The records should be repeated word for word, pictures excluded.

-=-=-

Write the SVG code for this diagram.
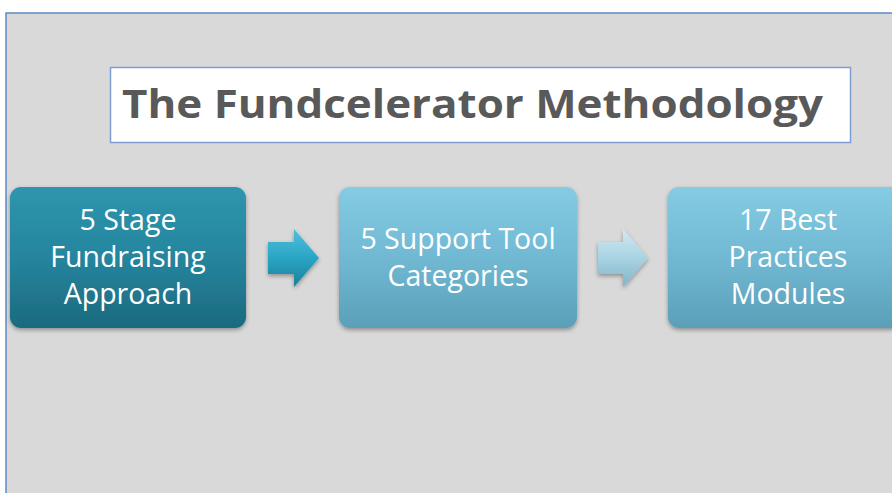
<svg xmlns="http://www.w3.org/2000/svg" width="892" height="493" viewBox="0 0 892 493">
  <defs>
    <linearGradient id="gDark" x1="0" y1="0" x2="0" y2="1">
      <stop offset="0" stop-color="#2f95ae"/>
      <stop offset="0.5" stop-color="#25859e"/>
      <stop offset="1" stop-color="#1c6a7e"/>
    </linearGradient>
    <linearGradient id="gLight" x1="0" y1="0" x2="0" y2="1">
      <stop offset="0" stop-color="#84cbe3"/>
      <stop offset="0.5" stop-color="#71b9d3"/>
      <stop offset="1" stop-color="#5b9fb8"/>
    </linearGradient>
    <linearGradient id="gArrow1" x1="0" y1="0" x2="0" y2="1">
      <stop offset="0" stop-color="#4fc0dc"/>
      <stop offset="0.5" stop-color="#2aa5c4"/>
      <stop offset="1" stop-color="#1b7f98"/>
    </linearGradient>
    <linearGradient id="gArrow2" x1="0" y1="0" x2="0" y2="1">
      <stop offset="0" stop-color="#d2e9f1"/>
      <stop offset="0.5" stop-color="#a9d3e2"/>
      <stop offset="1" stop-color="#7fb4c7"/>
    </linearGradient>
    <filter id="shadow" x="-10%" y="-10%" width="120%" height="130%">
      <feDropShadow dx="0" dy="2" stdDeviation="2" flood-color="#000" flood-opacity="0.35"/>
    </filter>
  </defs>
  <style>
    .label { font-family: "Open Sans", "Liberation Sans", sans-serif; font-size: 28.5px; fill: #ffffff; text-anchor: middle; }
    .title { font-family: "Open Sans", "Liberation Sans", sans-serif; font-weight: bold; font-size: 40px; fill: #595959; }
    .box { stroke: none; filter: url(#shadow); }
  </style>

  <!-- page background and slide panel -->
  <rect x="0" y="0" width="892" height="493" fill="#ffffff"/>
  <rect x="6" y="13" width="890" height="485" fill="#d9d9d9" stroke="#5b8ac6" stroke-width="1.5"/>

  <!-- title -->
  <g id="title">
    <rect x="110.5" y="67.5" width="740" height="75" fill="#ffffff" stroke="#7b9fd0" stroke-width="1.5"/>
    <text class="title" x="122" y="118" textLength="701" lengthAdjust="spacingAndGlyphs">The Fundcelerator Methodology</text>
  </g>

  <!-- process steps -->
  <g id="step1">
    <rect class="box" x="10" y="187" width="236" height="141" rx="11" fill="url(#gDark)"/>
    <text class="label" x="128" y="230">5 Stage</text>
    <text class="label" x="128" y="267">Fundraising</text>
    <text class="label" x="128" y="304">Approach</text>
  </g>

  <g id="step2">
    <rect class="box" x="339" y="187" width="238" height="141" rx="11" fill="url(#gLight)"/>
    <text class="label" x="458" y="249">5 Support Tool</text>
    <text class="label" x="458" y="286">Categories</text>
  </g>

  <g id="step3">
    <rect class="box" x="668" y="187" width="240" height="141" rx="11" fill="url(#gLight)"/>
    <text class="label" x="788" y="230">17 Best</text>
    <text class="label" x="788" y="267">Practices</text>
    <text class="label" x="788" y="304">Modules</text>
  </g>

  <!-- connectors -->
  <g id="connectors">
    <path d="M268,242 H294 V229 L319,258 L294,287 V274 H268 Z" fill="url(#gArrow1)" filter="url(#shadow)"/>
    <path d="M598,242 H623 V229 L648,258 L623,287 V274 H598 Z" fill="url(#gArrow2)" filter="url(#shadow)"/>
  </g>
</svg>
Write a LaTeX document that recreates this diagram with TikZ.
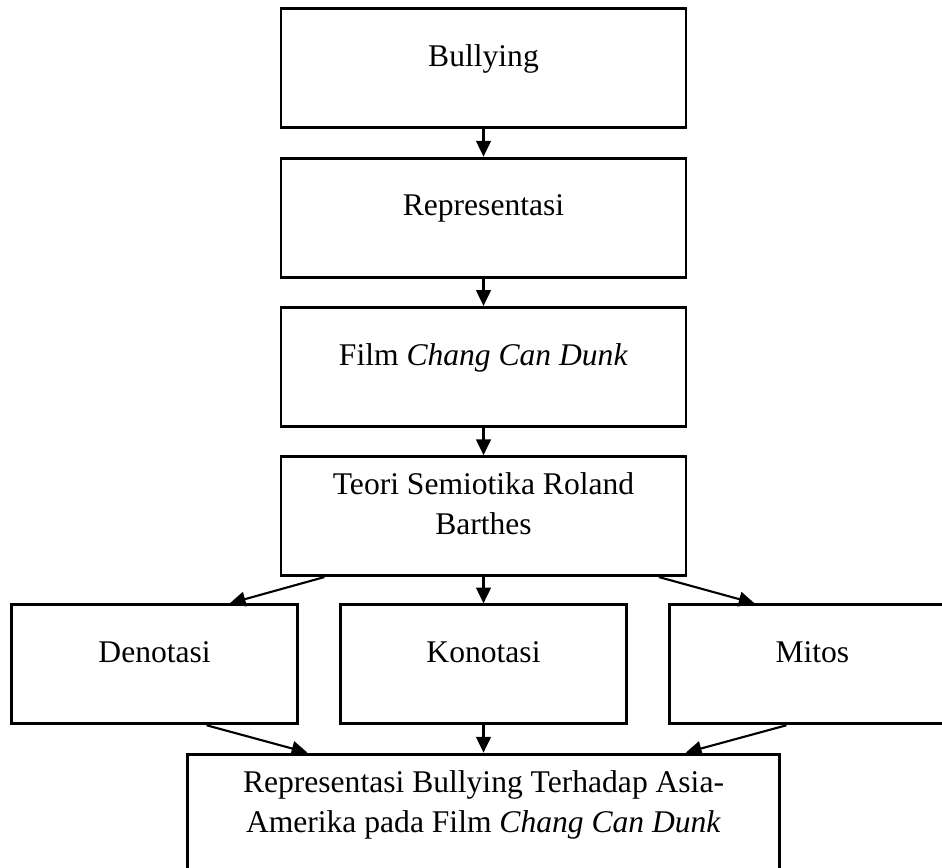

-=-=-

*Solution below*
Write the SVG code for this diagram.
<svg xmlns="http://www.w3.org/2000/svg" width="892" height="493" viewBox="0 0 892 493">
  <defs>
    <linearGradient id="gDark" x1="0" y1="0" x2="0" y2="1">
      <stop offset="0" stop-color="#2f95ae"/>
      <stop offset="0.5" stop-color="#25859e"/>
      <stop offset="1" stop-color="#1c6a7e"/>
    </linearGradient>
    <linearGradient id="gLight" x1="0" y1="0" x2="0" y2="1">
      <stop offset="0" stop-color="#84cbe3"/>
      <stop offset="0.5" stop-color="#71b9d3"/>
      <stop offset="1" stop-color="#5b9fb8"/>
    </linearGradient>
    <linearGradient id="gArrow1" x1="0" y1="0" x2="0" y2="1">
      <stop offset="0" stop-color="#4fc0dc"/>
      <stop offset="0.5" stop-color="#2aa5c4"/>
      <stop offset="1" stop-color="#1b7f98"/>
    </linearGradient>
    <linearGradient id="gArrow2" x1="0" y1="0" x2="0" y2="1">
      <stop offset="0" stop-color="#d2e9f1"/>
      <stop offset="0.5" stop-color="#a9d3e2"/>
      <stop offset="1" stop-color="#7fb4c7"/>
    </linearGradient>
    <filter id="shadow" x="-10%" y="-10%" width="120%" height="130%">
      <feDropShadow dx="0" dy="2" stdDeviation="2" flood-color="#000" flood-opacity="0.35"/>
    </filter>
  </defs>
  <style>
    .label { font-family: "Open Sans", "Liberation Sans", sans-serif; font-size: 28.5px; fill: #ffffff; text-anchor: middle; }
    .title { font-family: "Open Sans", "Liberation Sans", sans-serif; font-weight: bold; font-size: 40px; fill: #595959; }
    .box { stroke: none; filter: url(#shadow); }
  </style>

  <!-- page background and slide panel -->
  <rect x="0" y="0" width="892" height="493" fill="#ffffff"/>
  <rect x="6" y="13" width="890" height="485" fill="#d9d9d9" stroke="#5b8ac6" stroke-width="1.5"/>

  <!-- title -->
  <g id="title">
    <rect x="110.5" y="67.5" width="740" height="75" fill="#ffffff" stroke="#7b9fd0" stroke-width="1.5"/>
    <text class="title" x="122" y="118" textLength="701" lengthAdjust="spacingAndGlyphs">The Fundcelerator Methodology</text>
  </g>

  <!-- process steps -->
  <g id="step1">
    <rect class="box" x="10" y="187" width="236" height="141" rx="11" fill="url(#gDark)"/>
    <text class="label" x="128" y="230">5 Stage</text>
    <text class="label" x="128" y="267">Fundraising</text>
    <text class="label" x="128" y="304">Approach</text>
  </g>

  <g id="step2">
    <rect class="box" x="339" y="187" width="238" height="141" rx="11" fill="url(#gLight)"/>
    <text class="label" x="458" y="249">5 Support Tool</text>
    <text class="label" x="458" y="286">Categories</text>
  </g>

  <g id="step3">
    <rect class="box" x="668" y="187" width="240" height="141" rx="11" fill="url(#gLight)"/>
    <text class="label" x="788" y="230">17 Best</text>
    <text class="label" x="788" y="267">Practices</text>
    <text class="label" x="788" y="304">Modules</text>
  </g>

  <!-- connectors -->
  <g id="connectors">
    <path d="M268,242 H294 V229 L319,258 L294,287 V274 H268 Z" fill="url(#gArrow1)" filter="url(#shadow)"/>
    <path d="M598,242 H623 V229 L648,258 L623,287 V274 H598 Z" fill="url(#gArrow2)" filter="url(#shadow)"/>
  </g>
</svg>
Write a LaTeX document that recreates this diagram with TikZ.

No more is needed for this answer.